The loans DO NOT work, because most of these businesses are barely profitable at all. Now they have to recover to their previous levels of income AND pay back a loan? They can't. It's a ridiculous expectation.

why is it ridiculous to expect a business to not make any profit after a crisis? The alternative is to close down the business, which, imho, is worse. At least, with the loan, a business that's barely making any profit can continue to barely make any profit after the crisis (but even less profit for the loan repayment). That's a better outcome than losing the business entirely. The employees remain employed, and the economy doesn't grind to a screeching halt into a depression.
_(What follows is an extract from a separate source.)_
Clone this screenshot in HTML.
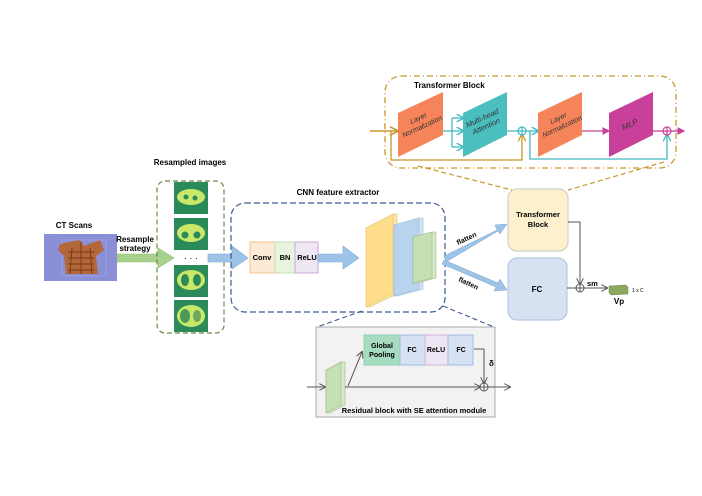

This has already been explained to you, over and over again. The alternative is not to close down the business. It's to make it so the business owner doesn't have to pay anything during the crisis, except supplies for himself, so that the business doesn't close permanently. The loan is a really, really stupid idea, because it burdens the business more during the recovery, which guaranteed will be less profitable than before this, so it just delays the bankruptcies. You might as well have them not pay it back at all, but then why single out just business owners for free money? Why not everyone else too? And worse, everyone else runs out of money too because debts weren't paused, because enough people are stupid enough to think that loans are the way out of this instead of realizing that the economy doesn't work when nobody's buying anything but food and toilet paper, and pause it to prevent it from destroying itself. If this doesn't get done by the end of the month we're looking at another Great Depression.
I see plenty of places that landlords just sit on waiting for some maximal amount of rent to be agreed to, only for the business to crumble under high rents, rinse, repeat.